>> START Stored data

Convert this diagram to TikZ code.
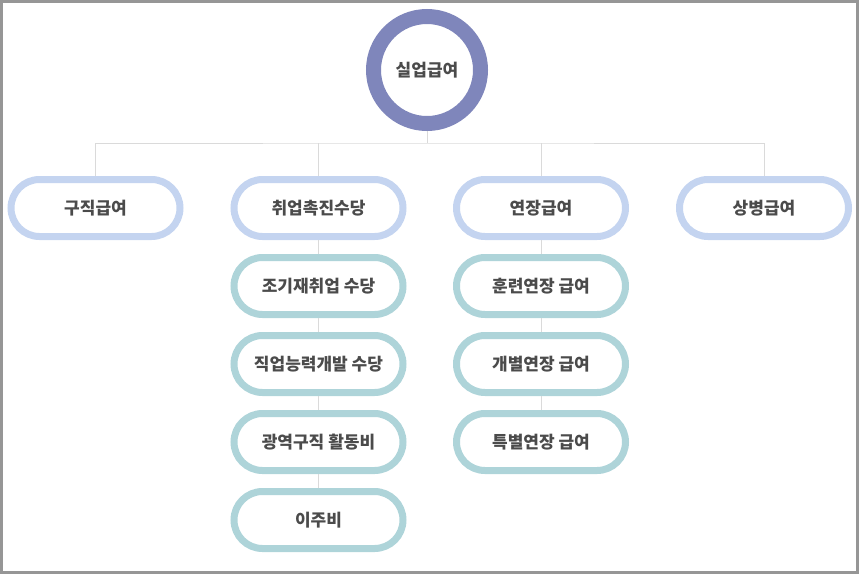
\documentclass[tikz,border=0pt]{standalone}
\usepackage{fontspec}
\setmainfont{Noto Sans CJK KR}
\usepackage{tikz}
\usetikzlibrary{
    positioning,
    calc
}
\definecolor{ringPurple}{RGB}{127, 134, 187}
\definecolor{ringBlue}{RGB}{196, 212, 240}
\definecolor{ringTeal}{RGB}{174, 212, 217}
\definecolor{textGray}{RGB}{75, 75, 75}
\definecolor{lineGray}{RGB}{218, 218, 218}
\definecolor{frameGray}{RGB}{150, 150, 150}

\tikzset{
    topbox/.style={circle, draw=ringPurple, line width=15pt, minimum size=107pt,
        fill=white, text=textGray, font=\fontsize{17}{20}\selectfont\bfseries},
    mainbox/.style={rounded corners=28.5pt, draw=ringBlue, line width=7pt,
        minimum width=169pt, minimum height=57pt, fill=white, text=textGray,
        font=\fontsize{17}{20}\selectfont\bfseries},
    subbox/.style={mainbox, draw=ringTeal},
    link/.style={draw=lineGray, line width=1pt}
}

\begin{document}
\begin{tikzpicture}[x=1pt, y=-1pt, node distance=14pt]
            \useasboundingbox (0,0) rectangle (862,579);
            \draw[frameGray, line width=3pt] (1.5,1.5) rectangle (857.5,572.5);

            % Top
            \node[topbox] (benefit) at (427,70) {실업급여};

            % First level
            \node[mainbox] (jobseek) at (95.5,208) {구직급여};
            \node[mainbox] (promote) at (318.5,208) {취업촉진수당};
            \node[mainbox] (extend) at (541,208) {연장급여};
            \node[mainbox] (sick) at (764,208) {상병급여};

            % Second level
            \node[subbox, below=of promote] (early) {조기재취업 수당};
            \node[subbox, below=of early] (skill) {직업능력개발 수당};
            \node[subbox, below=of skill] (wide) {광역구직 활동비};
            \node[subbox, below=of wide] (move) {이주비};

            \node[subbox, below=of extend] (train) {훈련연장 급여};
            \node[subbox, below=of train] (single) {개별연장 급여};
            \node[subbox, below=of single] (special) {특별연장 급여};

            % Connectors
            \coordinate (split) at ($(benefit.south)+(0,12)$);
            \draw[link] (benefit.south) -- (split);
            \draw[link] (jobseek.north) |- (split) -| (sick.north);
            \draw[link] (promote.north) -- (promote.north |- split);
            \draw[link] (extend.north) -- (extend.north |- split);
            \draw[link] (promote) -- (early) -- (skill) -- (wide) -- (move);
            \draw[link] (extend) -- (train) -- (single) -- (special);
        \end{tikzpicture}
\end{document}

>> END Stored data

→ **Task to complete**
Go through the listing above and write it all out exactly, leaving out any picture.

→ **Solution for this task**
Convert this diagram to TikZ code.
\documentclass[tikz,border=0pt]{standalone}
\usepackage{fontspec}
\setmainfont{Noto Sans CJK KR}
\usepackage{tikz}
\usetikzlibrary{
    positioning,
    calc
}
\definecolor{ringPurple}{RGB}{127, 134, 187}
\definecolor{ringBlue}{RGB}{196, 212, 240}
\definecolor{ringTeal}{RGB}{174, 212, 217}
\definecolor{textGray}{RGB}{75, 75, 75}
\definecolor{lineGray}{RGB}{218, 218, 218}
\definecolor{frameGray}{RGB}{150, 150, 150}

\tikzset{
    topbox/.style={circle, draw=ringPurple, line width=15pt, minimum size=107pt,
        fill=white, text=textGray, font=\fontsize{17}{20}\selectfont\bfseries},
    mainbox/.style={rounded corners=28.5pt, draw=ringBlue, line width=7pt,
        minimum width=169pt, minimum height=57pt, fill=white, text=textGray,
        font=\fontsize{17}{20}\selectfont\bfseries},
    subbox/.style={mainbox, draw=ringTeal},
    link/.style={draw=lineGray, line width=1pt}
}

\begin{document}
\begin{tikzpicture}[x=1pt, y=-1pt, node distance=14pt]
            \useasboundingbox (0,0) rectangle (862,579);
            \draw[frameGray, line width=3pt] (1.5,1.5) rectangle (857.5,572.5);

            % Top
            \node[topbox] (benefit) at (427,70) {실업급여};

            % First level
            \node[mainbox] (jobseek) at (95.5,208) {구직급여};
            \node[mainbox] (promote) at (318.5,208) {취업촉진수당};
            \node[mainbox] (extend) at (541,208) {연장급여};
            \node[mainbox] (sick) at (764,208) {상병급여};

            % Second level
            \node[subbox, below=of promote] (early) {조기재취업 수당};
            \node[subbox, below=of early] (skill) {직업능력개발 수당};
            \node[subbox, below=of skill] (wide) {광역구직 활동비};
            \node[subbox, below=of wide] (move) {이주비};

            \node[subbox, below=of extend] (train) {훈련연장 급여};
            \node[subbox, below=of train] (single) {개별연장 급여};
            \node[subbox, below=of single] (special) {특별연장 급여};

            % Connectors
            \coordinate (split) at ($(benefit.south)+(0,12)$);
            \draw[link] (benefit.south) -- (split);
            \draw[link] (jobseek.north) |- (split) -| (sick.north);
            \draw[link] (promote.north) -- (promote.north |- split);
            \draw[link] (extend.north) -- (extend.north |- split);
            \draw[link] (promote) -- (early) -- (skill) -- (wide) -- (move);
            \draw[link] (extend) -- (train) -- (single) -- (special);
        \end{tikzpicture}
\end{document}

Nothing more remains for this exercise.